School gardens, community gardens, urban farms, and small-scale agriculture projects in rural and urban areas can be recognized as a “People’s Garden” if they:
• Benefit the community by providing food, green space, wildlife habitat, education space.
• Are a collaborative effort. This can include groups working together with USDA agencies, food banks, Girl Scouts, Master Gardeners, conservation districts, etc.
• Incorporate conservation management practices, such as using native plant species, rain barrels, integrated pest management, xeriscaping.
• Educate the public about sustainable gardening practices and the importance of local, diverse, and resilient food systems providing healthy food for the community.

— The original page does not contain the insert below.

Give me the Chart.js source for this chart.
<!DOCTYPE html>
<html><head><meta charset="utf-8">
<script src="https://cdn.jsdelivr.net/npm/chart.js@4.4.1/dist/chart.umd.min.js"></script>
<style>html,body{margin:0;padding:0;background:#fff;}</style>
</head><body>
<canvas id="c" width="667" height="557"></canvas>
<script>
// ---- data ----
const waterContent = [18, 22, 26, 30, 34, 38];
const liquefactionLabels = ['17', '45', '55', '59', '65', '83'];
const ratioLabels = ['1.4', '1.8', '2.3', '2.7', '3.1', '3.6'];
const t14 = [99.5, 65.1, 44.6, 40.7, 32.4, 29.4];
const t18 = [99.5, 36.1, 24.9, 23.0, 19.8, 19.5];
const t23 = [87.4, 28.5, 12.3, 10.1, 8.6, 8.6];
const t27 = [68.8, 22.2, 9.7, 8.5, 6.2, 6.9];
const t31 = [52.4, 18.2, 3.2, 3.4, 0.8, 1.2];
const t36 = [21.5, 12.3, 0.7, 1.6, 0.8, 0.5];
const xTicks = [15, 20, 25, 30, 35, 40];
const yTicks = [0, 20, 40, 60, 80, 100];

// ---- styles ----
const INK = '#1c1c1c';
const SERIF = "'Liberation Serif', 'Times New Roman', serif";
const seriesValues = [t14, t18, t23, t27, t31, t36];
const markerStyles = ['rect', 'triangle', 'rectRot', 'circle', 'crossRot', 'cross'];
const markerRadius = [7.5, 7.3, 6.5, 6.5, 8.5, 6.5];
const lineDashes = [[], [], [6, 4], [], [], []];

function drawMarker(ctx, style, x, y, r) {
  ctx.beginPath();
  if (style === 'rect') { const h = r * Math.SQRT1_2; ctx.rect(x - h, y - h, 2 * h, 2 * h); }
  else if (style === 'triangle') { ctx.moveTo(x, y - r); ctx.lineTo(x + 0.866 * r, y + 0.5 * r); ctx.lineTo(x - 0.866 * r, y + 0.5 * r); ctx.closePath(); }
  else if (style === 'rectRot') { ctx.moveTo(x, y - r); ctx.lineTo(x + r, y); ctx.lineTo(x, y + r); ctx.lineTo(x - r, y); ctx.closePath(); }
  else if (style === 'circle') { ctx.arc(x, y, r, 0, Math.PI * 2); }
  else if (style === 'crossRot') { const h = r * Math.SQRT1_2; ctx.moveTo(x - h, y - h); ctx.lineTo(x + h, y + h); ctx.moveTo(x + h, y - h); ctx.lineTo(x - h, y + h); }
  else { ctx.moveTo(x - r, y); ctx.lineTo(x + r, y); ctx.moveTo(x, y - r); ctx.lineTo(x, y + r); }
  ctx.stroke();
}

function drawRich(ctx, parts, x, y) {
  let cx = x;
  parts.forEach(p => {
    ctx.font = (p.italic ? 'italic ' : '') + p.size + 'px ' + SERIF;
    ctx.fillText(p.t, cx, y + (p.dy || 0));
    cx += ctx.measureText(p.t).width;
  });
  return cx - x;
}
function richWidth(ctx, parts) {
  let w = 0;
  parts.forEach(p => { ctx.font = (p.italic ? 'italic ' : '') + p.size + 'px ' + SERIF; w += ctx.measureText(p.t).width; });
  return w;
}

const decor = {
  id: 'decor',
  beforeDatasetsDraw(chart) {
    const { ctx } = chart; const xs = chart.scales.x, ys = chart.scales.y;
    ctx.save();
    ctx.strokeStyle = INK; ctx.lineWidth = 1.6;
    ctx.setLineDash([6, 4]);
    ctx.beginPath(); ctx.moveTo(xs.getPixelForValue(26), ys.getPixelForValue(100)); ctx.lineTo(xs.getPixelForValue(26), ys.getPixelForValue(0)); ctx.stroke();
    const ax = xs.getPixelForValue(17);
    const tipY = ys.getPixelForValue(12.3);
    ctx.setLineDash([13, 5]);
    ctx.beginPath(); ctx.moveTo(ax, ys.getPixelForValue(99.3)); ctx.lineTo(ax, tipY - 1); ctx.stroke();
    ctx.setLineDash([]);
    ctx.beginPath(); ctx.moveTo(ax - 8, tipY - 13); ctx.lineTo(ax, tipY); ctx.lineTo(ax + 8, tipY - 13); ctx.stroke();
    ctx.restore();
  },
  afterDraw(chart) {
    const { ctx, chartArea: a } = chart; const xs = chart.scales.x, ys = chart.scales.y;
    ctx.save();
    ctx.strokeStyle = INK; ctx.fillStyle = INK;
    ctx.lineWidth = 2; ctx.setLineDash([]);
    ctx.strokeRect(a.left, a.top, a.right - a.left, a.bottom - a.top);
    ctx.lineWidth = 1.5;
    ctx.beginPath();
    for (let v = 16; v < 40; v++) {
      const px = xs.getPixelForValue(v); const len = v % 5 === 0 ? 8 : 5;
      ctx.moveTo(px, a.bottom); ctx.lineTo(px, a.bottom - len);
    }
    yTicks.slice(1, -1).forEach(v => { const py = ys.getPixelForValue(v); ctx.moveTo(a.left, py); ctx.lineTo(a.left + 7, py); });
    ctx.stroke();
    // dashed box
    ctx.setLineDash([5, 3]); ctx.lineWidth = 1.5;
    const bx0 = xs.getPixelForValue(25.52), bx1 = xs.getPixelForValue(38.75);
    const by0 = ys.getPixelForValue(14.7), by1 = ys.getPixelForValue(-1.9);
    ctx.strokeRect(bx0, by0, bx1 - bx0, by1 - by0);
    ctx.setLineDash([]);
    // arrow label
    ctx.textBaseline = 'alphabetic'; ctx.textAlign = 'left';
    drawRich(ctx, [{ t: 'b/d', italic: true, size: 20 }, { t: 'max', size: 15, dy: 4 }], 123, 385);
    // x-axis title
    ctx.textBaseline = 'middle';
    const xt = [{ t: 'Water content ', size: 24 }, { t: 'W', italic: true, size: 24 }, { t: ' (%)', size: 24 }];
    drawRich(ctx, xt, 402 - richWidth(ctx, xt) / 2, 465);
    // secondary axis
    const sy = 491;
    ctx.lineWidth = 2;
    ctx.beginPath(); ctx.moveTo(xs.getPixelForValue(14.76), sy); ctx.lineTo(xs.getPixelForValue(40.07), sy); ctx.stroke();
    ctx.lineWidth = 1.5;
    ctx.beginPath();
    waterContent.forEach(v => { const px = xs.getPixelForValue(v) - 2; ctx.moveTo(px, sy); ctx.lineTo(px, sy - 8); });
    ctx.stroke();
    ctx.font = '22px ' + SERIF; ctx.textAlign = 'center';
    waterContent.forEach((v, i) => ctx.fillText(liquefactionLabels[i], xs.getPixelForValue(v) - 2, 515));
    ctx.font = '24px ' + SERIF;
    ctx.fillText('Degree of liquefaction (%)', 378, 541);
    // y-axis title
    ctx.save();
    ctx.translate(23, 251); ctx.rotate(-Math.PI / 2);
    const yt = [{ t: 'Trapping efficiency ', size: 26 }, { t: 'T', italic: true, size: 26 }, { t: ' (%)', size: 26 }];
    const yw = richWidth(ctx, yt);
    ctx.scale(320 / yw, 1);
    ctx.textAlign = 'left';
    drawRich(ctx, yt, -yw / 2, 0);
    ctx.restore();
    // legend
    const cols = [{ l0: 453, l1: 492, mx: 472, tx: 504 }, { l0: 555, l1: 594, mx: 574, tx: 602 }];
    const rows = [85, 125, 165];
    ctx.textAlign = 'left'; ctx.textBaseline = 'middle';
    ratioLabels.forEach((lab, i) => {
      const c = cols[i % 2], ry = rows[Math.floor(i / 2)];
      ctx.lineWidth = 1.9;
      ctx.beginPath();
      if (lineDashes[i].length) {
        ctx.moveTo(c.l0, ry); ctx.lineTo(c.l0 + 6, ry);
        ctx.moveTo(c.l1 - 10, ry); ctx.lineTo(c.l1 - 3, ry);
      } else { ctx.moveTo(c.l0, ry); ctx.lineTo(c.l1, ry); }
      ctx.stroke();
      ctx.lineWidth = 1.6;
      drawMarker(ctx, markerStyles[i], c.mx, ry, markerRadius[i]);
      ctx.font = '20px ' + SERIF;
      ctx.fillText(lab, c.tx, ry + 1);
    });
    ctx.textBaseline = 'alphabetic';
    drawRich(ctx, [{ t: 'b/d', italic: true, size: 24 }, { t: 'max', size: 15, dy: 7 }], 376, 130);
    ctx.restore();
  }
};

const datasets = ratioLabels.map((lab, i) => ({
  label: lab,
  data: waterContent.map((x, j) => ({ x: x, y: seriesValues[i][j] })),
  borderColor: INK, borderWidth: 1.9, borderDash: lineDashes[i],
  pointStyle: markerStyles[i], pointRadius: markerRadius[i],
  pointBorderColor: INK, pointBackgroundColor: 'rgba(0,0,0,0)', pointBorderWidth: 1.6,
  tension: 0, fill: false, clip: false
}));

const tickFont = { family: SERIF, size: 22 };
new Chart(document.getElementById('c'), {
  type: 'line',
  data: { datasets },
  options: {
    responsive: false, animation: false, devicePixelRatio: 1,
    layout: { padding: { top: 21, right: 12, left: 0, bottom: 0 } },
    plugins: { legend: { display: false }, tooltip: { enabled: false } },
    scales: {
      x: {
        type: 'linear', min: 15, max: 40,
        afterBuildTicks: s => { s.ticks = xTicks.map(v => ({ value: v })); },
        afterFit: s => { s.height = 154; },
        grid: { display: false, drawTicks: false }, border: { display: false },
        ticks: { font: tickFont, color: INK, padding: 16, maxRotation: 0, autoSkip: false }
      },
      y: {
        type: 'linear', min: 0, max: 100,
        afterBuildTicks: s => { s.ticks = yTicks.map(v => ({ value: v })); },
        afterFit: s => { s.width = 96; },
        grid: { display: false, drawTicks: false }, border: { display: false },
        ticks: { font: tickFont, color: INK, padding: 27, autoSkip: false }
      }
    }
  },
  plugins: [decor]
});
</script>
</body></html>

• USDA plans to expand the initiative to other communities later this year, including Cleveland. More information about the People’s Garden in Cleveland will be available in the coming months.
• To watch these gardens grow, visit our People’s Garden Webpage or follow the hashtag #PeoplesGarden on USDA’s social media channels.
USDA originally launched the People’s Garden Initiative in 2009. It’s named for the “People’s Department,” former President Abraham Lincoln’s nickname for USDA, which was established during his presidency in 1862.